На этом факте, однако же, некоторые немецкие мыслители думали построить странную теорию – именно, что это проявление будет продолжаться, делаясь все выше и выше, пока не станет совершенным, короче, пока все мы не станем совершенными существами. Но что значит совершенное проявление? Совершенство предполагает бесконечность, а проявление всегда ограниченно – получается противоречие в словах. Такое учение может доставить удовольствие детям, давая им удобную религию. Но в то же время оно приносит яд лжи и не способствует развитию действительной духовности. Мы должны признать тот факт, что этот мир вырождается, что человек – вырождение Бога, что, как говорит ваше собственное священное писание, Адам пал. В настоящее время нет в мире ни одной религии, которая бы не учила этому. Мы деградировали почти до состояния животных. Теперь мы начали новое восхождение. Когда-нибудь в будущем мы освободимся от этого рабства. Но на земле мы никогда не будем способны проявлять бесконечность. Как бы настойчиво мы ни боролись, в конце концов мы увидим, что подобное проявление невозможно. Придет время, когда мы признаем, что, пока мы связаны и порабощены собственными чувствами, мы не можем достигнуть совершенства. И когда это время настанет, прозвучит сигнал к отступлению, или к отречению.
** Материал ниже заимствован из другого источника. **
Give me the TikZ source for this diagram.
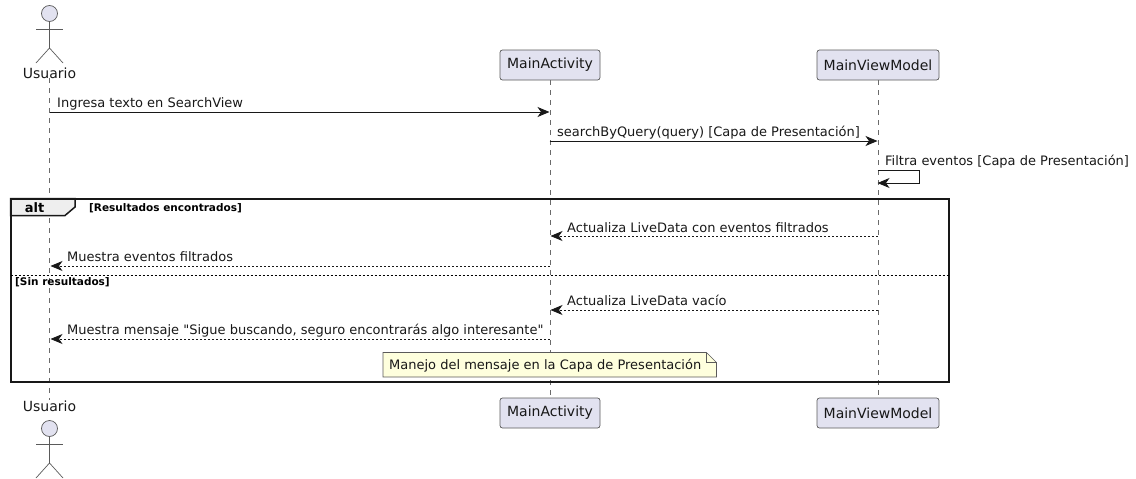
\documentclass[tikz,border=0pt]{standalone}
\usepackage{fontspec}
\setmainfont{DejaVu Sans}
\newfontfamily\plainfont{DejaVu Sans}
\usetikzlibrary{arrows.meta}
\definecolor{partfill}{HTML}{E2E2F0}
\definecolor{partline}{HTML}{181818}
\definecolor{softline}{HTML}{5A5A5A}
\definecolor{notefill}{HTML}{FEFFDD}
\definecolor{altfill}{HTML}{EEEEEE}
\definecolor{lifecol}{HTML}{6A6A6A}
\tikzset{
  x=1pt,y=-1pt,
  participant/.style={draw=softline,fill=partfill,rounded corners=2.5pt,line width=.7pt,minimum height=30pt,inner sep=0pt,font=\fontsize{14}{16}\selectfont,text=partline},
  actorlabel/.style={inner sep=0pt,font=\fontsize{14}{16}\selectfont,text=partline},
  lifeline/.style={draw=lifecol,line width=.6pt,dash pattern=on 5pt off 5pt},
  actorline/.style={draw=softline,line width=.7pt},
  msg/.style={line width=1pt,draw=partline,-{Stealth[length=12pt,width=10pt,inset=3.5pt,fill=partline]}},
  msgback/.style={msg,line width=.8pt,dash pattern=on 2pt off 2pt},
  msgtext/.style={inner sep=0pt,anchor=base west,font=\plainfont\fontsize{13}{15}\selectfont,text=partline},
  guard/.style={inner sep=0pt,anchor=base west,font=\fontsize{10.5}{12}\bfseries\selectfont,text=black},
  frameline/.style={draw=partline,line width=2pt},
}
\begin{document}
\begin{tikzpicture}
\useasboundingbox (0,0) rectangle (1136,479);
% participants and actors
\node[actorlabel,anchor=base] (usuarioTop) at (49.5,78) {Usuario};
\node[actorlabel,anchor=base] (usuarioBot) at (49.5,411) {Usuario};
\node[participant,minimum width=100pt] (activityTop) at (550,65) {MainActivity};
\node[participant,minimum width=100pt] (activityBot) at (550,413) {MainActivity};
\node[participant,minimum width=122pt] (modelTop) at (878,65) {MainViewModel};
\node[participant,minimum width=122pt] (modelBot) at (878,413) {MainViewModel};
% lifelines
\draw[lifeline] (usuarioTop.south) -- (usuarioBot.north);
\draw[lifeline] (activityTop.south) -- (activityBot.north);
\draw[lifeline] (modelTop.south) -- (modelBot.north);
% actor figures
\node[actorline,circle,fill=partfill,minimum size=16pt,inner sep=0pt] (headTop) at (49.5,13.5) {};
\draw[actorline] (headTop.south) -- (49.5,48) coordinate (hipTop);
\draw[actorline] (36,29) -- (63,29);
\draw[actorline] (36,63) -- (hipTop) -- (63,63);
\node[actorline,circle,fill=partfill,minimum size=16pt,inner sep=0pt] (headBot) at (49.5,428.5) {};
\draw[actorline] (headBot.south) -- (49.5,463) coordinate (hipBot);
\draw[actorline] (36,444) -- (63,444);
\draw[actorline] (36,478) -- (hipBot) -- (63,478);
% message anchor points on lifelines
\foreach \n/\x/\y in {u1/49.5/112,a1/549.5/112,a2/549.5/141,m2/877.5/141,m3a/877.5/170,m3b/919.5/170,m3c/919.5/183,m3d/877.5/183,m4/877.5/236,a4/550.5/236,a5/549.5/266,u5/50.5/266,m6/877.5/310,a6/550.5/310,a7/549.5/339,u7/50.5/339}
  \coordinate (\n) at (\x,\y);
% messages
\draw[msg] (u1) -- (a1);
\node[msgtext] (t1) at (57,107.5) {Ingresa texto en SearchView};
\draw[msg] (a2) -- (m2);
\node[msgtext] (t2) at (557,136.5) {searchByQuery(query) [Capa de Presentación]};
\draw[msg] (m3a) -- (m3b) -- (m3c) -- (m3d);
\node[msgtext] (t3) at (885,165.5) {Filtra eventos [Capa de Presentación]};
\draw[msgback] (m4) -- (a4);
\node[msgtext] (t4) at (567,232) {Actualiza LiveData con eventos filtrados};
\draw[msgback] (a5) -- (u5);
\node[msgtext] (t5) at (67,261.5) {Muestra eventos filtrados};
\draw[msgback] (m6) -- (a6);
\node[msgtext] (t6) at (567,305.5) {Actualiza LiveData vacío};
\draw[msgback] (a7) -- (u7);
\node[msgtext] (t7) at (67,334.5) {Muestra mensaje "Sigue buscando, seguro encontrarás algo interesante"};
% note
\draw[draw=softline,fill=notefill,line width=.7pt] (383,352.5) -- (706.5,352.5) -- (716.5,362.5) -- (716.5,377) -- (383,377) -- cycle;
\draw[draw=softline,line width=.7pt] (706.5,352.5) -- (706.5,362.5) -- (716.5,362.5);
\node[msgtext] (noteText) at (389,369) {Manejo del mensaje en la Capa de Presentación};
% alt frame
\draw[frameline,fill=altfill,line width=1.5pt] (10.5,198.5) -- (75,198.5) -- (75,207) -- (65,215.5) -- (10.5,215.5) -- cycle;
\draw[frameline] (10.5,198.5) rectangle (948.5,382);
\node[inner sep=0pt,anchor=base,font=\fontsize{13}{15}\bfseries\selectfont] (altLabel) at (34.5,212) {alt};
\node[guard] (g1) at (89,211) {[Resultados encontrados]};
\node[guard] (g2) at (15,285) {[Sin resultados]};
\draw[draw=black,line width=.8pt,dash pattern=on 2pt off 2pt] (10.5,275) coordinate (sepL) -- (948.5,275) coordinate (sepR);
\end{tikzpicture}
\end{document}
Мы должны будем заставить себя выйти из затруднительного положения, в которое попали, и тогда станет возможным проявление милосердия и нравственности. Каков лозунг всех нравственных кодексов? Не я, но ты! Наше маленькое я есть выражение Беспредельного, находящегося позади него и стремящегося проявиться во внешнем мире. Беспредельное, Абсолютное стремится проявить себя, и результат этого стремления – вы и я. Но это маленькое я должно будет повернуть назад и стремиться снова соединиться с Беспредельным, – его собственной природой. Оно должно открыть, что все время делало неправильные попытки. Мы узнаем, что сами подставили наши плечи под колесо и сами должны уйти из-под него. Это открытие делается ежедневно. Все время, когда вы говорите: «Не я, мой брат, но ты!» – вы стараетесь уйти назад в Беспредельное, непроявленное. Стараясь, наоборот, перевести Беспредельное в проявленное, вы говорите: «Я, а не ты». Такой образ действия вносит в мир зло и борьбу. После него должно начаться отречение, вечное отречение. Только тогда маленькое я умрет и исчезнет. Только тогда вы узнаете, что для вас безразлично, живете вы или умираете, так как все мысли о жизни и наслаждении ею здесь или расчеты на жизнь в каком-то другом состоянии или месте, но состоящую тоже в чувственных удовольствиях, – те же все повторяющиеся рабство и смерть.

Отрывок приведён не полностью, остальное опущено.